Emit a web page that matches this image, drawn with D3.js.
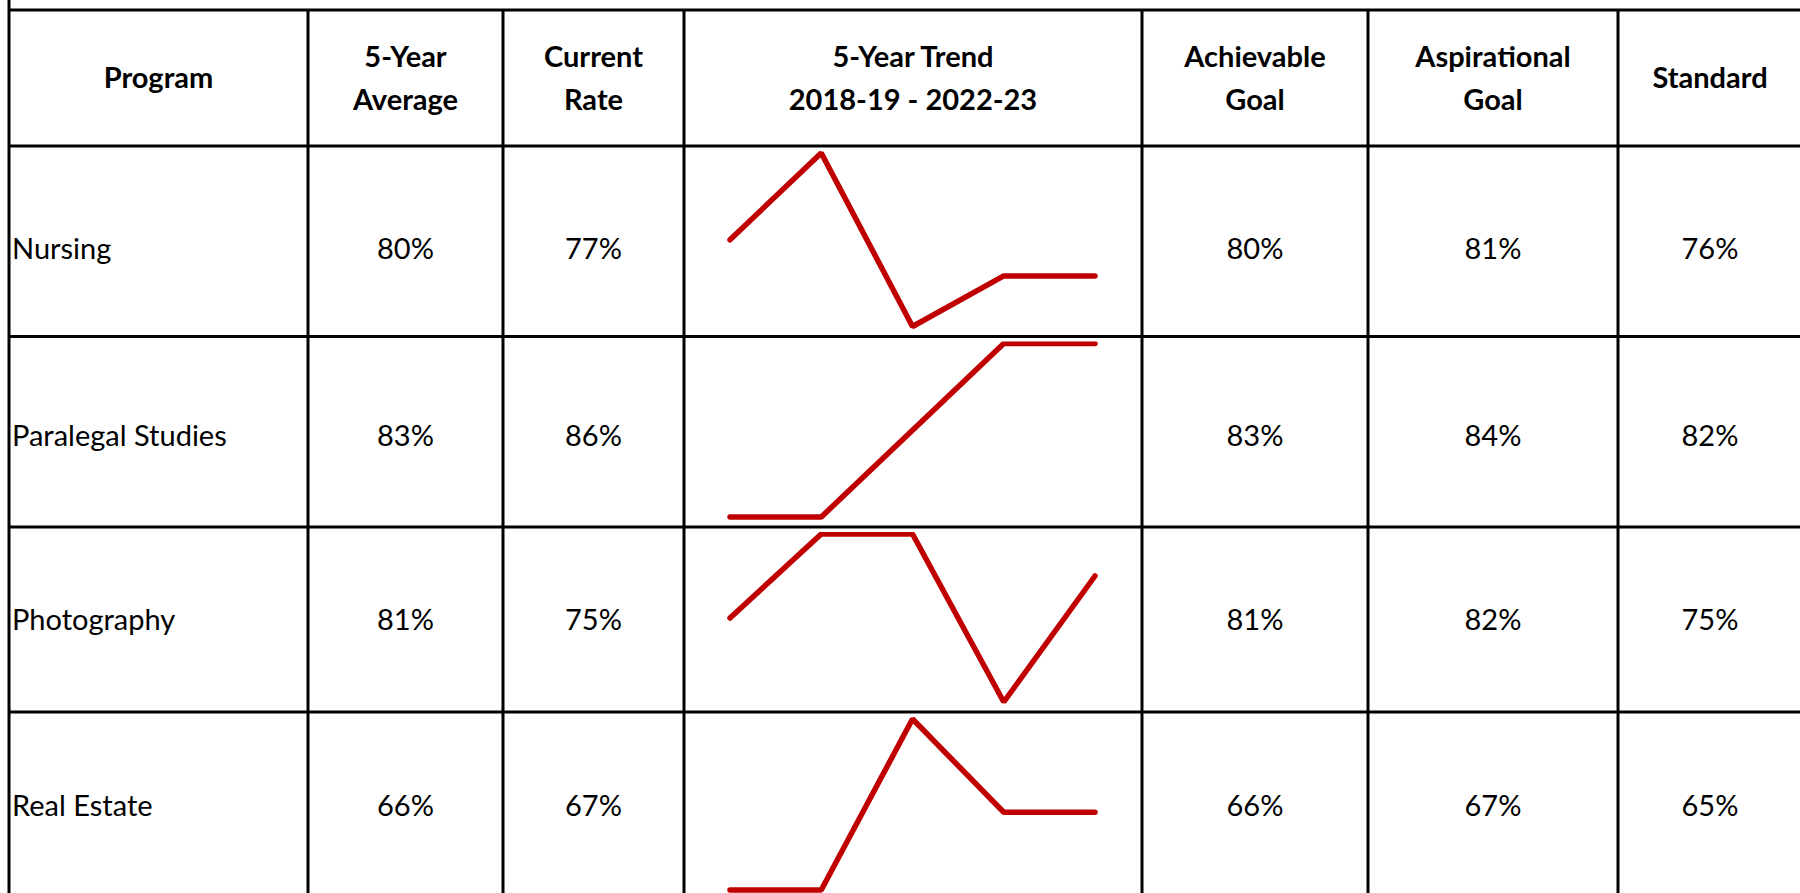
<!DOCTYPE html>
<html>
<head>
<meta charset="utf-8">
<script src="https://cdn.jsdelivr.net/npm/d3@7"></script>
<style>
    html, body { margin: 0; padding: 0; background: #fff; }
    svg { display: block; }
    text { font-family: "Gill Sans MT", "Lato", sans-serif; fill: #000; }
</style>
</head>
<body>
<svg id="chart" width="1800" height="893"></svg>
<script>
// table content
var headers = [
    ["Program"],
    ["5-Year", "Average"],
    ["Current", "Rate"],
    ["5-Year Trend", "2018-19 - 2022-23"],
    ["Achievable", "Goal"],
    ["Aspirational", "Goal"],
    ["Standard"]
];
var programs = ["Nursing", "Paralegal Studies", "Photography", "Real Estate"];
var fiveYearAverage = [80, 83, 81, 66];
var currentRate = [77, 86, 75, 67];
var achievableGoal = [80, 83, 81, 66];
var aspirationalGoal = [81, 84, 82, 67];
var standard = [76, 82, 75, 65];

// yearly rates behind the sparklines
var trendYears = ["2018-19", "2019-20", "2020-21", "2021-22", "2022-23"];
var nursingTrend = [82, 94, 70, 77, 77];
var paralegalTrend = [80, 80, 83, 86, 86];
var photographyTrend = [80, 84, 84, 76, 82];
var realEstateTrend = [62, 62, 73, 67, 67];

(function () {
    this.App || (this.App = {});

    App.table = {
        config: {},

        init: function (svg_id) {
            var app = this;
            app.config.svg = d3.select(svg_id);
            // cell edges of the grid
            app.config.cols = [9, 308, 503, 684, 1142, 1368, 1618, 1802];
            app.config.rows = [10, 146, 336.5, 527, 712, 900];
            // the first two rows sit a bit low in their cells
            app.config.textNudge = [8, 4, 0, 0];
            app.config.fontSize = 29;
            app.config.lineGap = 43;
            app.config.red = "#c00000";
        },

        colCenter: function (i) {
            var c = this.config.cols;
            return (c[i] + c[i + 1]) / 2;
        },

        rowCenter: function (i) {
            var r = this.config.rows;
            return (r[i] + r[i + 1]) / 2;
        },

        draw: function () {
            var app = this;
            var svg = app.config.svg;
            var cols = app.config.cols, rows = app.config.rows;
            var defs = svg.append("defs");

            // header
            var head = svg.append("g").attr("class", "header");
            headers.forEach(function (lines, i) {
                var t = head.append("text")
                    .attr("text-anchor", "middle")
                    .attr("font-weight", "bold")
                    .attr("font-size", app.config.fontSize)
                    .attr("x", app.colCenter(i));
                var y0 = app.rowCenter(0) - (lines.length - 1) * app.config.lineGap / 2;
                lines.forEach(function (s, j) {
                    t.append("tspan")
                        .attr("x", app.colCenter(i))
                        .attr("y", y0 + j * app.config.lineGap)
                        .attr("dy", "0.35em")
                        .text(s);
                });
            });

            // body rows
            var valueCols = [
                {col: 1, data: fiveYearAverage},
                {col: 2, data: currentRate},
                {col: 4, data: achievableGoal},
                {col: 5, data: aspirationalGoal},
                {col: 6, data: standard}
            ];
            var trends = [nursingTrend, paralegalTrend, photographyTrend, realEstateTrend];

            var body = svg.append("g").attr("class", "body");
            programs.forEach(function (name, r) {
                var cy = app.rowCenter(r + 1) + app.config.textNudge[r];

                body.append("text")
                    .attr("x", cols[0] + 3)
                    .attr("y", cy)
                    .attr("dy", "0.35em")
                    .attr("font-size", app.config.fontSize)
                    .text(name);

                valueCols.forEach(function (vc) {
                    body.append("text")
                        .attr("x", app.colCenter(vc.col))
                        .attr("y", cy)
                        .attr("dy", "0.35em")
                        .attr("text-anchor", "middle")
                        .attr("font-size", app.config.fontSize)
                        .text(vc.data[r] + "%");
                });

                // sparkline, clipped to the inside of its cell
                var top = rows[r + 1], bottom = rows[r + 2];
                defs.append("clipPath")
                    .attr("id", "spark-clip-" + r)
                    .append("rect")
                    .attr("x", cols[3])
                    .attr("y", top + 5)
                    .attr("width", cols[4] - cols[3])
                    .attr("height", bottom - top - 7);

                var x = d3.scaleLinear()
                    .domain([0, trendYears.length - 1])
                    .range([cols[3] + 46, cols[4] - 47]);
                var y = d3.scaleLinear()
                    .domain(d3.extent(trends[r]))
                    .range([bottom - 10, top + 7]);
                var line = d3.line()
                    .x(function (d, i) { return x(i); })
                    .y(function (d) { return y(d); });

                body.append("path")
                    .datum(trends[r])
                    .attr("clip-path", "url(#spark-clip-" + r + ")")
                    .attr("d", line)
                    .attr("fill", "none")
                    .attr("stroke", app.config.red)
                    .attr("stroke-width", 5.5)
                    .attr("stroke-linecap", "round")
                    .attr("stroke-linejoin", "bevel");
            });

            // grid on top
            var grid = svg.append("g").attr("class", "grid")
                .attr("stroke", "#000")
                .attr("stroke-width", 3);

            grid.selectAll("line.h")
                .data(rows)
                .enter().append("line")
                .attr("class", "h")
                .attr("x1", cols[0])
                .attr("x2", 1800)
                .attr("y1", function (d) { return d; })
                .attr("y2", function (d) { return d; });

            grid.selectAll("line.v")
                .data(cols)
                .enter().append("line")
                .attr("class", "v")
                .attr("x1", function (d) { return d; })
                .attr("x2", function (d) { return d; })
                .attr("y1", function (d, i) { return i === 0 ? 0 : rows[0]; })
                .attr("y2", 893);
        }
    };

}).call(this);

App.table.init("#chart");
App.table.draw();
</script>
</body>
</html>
---
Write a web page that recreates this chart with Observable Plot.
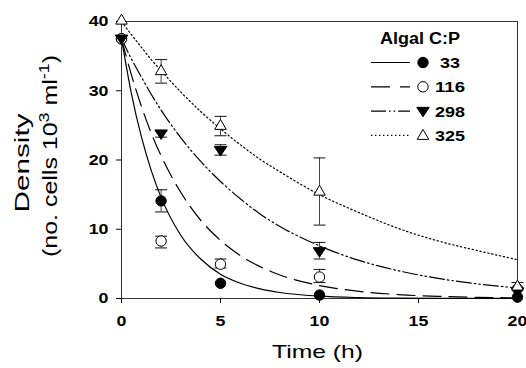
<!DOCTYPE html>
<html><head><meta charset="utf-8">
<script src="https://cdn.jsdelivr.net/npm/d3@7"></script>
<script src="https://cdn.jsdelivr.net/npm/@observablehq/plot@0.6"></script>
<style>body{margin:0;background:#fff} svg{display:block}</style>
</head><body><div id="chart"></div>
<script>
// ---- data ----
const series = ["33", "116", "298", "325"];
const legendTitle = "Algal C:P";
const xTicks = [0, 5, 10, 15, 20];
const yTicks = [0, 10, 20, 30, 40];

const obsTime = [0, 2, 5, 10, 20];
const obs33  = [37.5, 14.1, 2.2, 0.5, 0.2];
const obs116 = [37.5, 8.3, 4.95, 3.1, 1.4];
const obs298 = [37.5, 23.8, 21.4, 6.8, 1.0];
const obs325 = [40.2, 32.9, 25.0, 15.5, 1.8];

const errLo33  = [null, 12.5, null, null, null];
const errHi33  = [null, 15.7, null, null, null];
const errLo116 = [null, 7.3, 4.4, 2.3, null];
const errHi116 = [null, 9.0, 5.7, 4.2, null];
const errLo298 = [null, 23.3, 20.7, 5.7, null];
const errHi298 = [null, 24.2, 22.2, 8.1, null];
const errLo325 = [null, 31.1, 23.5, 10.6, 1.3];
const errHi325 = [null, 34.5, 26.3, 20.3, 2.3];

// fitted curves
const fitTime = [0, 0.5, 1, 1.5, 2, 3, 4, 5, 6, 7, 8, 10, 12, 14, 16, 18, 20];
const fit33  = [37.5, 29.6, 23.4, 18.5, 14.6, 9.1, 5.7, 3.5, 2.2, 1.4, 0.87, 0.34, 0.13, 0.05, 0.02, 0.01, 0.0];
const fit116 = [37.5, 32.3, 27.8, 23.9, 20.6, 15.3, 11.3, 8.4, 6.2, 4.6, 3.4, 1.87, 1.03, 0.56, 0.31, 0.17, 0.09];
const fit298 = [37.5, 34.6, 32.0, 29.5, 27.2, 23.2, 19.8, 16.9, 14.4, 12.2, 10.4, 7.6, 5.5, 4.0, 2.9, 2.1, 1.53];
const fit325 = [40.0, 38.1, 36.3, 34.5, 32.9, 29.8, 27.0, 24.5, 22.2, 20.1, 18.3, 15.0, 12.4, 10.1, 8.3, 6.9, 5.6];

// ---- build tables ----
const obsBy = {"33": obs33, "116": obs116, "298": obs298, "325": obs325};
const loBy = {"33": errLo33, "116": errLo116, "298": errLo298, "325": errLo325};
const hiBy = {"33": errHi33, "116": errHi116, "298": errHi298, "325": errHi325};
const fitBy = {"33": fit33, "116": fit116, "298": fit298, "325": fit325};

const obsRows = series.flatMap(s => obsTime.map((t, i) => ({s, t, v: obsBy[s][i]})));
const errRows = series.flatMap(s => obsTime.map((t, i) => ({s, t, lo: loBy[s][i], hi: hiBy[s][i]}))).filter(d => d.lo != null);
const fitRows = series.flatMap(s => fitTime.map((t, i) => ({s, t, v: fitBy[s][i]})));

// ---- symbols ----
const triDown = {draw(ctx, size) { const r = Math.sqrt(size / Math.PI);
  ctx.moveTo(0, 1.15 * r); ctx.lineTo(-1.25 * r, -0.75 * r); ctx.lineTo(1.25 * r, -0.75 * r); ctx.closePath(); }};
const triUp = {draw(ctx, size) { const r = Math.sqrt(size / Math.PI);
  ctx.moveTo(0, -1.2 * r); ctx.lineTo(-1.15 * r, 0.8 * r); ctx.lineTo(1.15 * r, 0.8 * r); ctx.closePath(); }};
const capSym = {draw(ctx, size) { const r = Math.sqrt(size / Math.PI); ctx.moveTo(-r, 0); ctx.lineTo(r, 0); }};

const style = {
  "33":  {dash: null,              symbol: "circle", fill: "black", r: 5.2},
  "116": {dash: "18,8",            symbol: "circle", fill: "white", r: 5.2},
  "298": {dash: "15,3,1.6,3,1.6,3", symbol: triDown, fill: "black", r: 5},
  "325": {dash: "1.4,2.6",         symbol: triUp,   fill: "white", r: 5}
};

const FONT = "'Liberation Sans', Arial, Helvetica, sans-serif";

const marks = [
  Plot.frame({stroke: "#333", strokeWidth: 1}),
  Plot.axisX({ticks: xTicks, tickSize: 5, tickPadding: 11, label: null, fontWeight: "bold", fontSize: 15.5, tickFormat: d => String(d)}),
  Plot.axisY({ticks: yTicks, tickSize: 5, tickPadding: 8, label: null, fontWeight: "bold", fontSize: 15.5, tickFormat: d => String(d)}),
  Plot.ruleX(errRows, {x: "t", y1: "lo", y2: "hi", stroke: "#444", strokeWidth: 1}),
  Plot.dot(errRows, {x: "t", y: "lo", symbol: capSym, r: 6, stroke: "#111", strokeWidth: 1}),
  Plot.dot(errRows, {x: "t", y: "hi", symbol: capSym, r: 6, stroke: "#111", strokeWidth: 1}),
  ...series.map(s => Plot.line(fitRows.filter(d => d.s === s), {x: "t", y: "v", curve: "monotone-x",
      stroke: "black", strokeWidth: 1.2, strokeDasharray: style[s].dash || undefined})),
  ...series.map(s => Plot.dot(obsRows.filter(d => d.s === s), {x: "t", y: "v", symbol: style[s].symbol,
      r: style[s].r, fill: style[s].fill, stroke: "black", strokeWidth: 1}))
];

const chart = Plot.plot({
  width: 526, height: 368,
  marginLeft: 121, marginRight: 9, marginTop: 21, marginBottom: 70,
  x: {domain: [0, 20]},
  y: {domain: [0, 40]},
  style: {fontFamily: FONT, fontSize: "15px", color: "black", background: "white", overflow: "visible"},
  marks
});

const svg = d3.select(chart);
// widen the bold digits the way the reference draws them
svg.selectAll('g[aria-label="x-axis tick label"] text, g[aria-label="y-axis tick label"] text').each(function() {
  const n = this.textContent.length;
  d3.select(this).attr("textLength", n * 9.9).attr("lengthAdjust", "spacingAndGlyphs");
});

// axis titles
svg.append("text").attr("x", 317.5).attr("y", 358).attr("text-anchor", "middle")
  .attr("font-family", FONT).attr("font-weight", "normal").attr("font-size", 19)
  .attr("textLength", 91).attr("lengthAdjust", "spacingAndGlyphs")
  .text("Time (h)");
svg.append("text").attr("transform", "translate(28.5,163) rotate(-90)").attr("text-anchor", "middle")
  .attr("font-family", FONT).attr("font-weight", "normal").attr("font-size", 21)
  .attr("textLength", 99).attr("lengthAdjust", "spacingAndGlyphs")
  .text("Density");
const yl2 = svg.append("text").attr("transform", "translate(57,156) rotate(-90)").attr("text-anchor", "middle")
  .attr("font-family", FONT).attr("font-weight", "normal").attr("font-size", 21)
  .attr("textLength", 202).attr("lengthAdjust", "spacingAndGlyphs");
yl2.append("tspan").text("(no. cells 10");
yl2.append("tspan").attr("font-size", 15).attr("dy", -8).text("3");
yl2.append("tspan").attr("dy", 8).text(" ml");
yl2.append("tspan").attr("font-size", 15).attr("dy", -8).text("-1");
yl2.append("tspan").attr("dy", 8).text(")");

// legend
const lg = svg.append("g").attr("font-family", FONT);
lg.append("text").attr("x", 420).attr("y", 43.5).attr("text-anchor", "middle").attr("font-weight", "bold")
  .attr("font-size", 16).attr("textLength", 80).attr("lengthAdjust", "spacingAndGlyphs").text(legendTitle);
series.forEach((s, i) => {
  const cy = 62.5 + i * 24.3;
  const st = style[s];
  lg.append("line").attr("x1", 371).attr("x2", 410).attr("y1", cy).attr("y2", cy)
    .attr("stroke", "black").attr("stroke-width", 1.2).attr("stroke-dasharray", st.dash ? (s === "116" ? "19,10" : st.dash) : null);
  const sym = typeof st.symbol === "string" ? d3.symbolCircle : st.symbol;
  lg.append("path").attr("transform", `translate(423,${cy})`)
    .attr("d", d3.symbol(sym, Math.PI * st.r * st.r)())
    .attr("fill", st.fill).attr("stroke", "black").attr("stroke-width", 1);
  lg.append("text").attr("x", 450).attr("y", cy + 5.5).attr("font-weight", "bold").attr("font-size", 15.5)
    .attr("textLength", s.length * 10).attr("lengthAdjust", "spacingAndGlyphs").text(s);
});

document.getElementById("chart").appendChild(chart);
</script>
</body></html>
==
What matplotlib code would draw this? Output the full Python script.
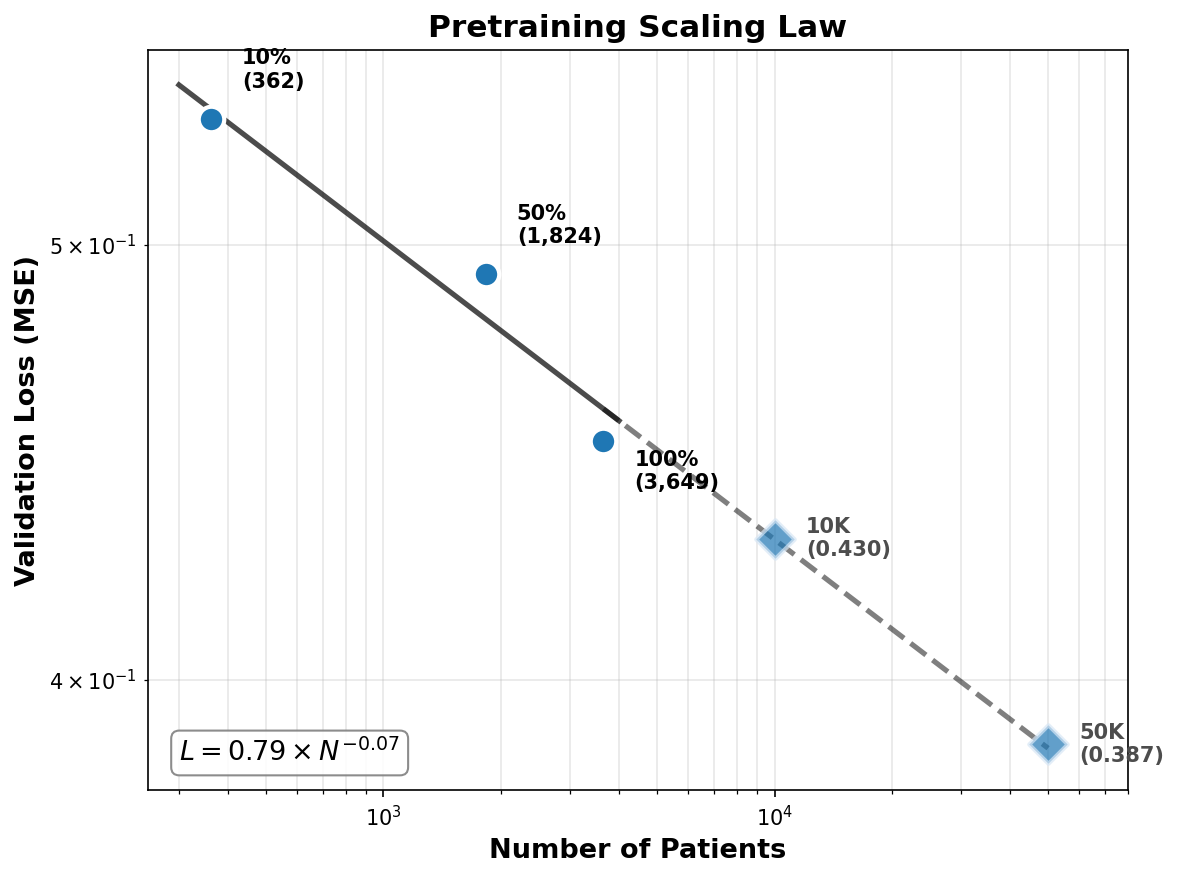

* Task: List each line in the listing that contains the string "page".

* Right answer:
Emit a web page that matches this image, drawn with D3.js.
Write a web page that recreates this chart with Observable Plot.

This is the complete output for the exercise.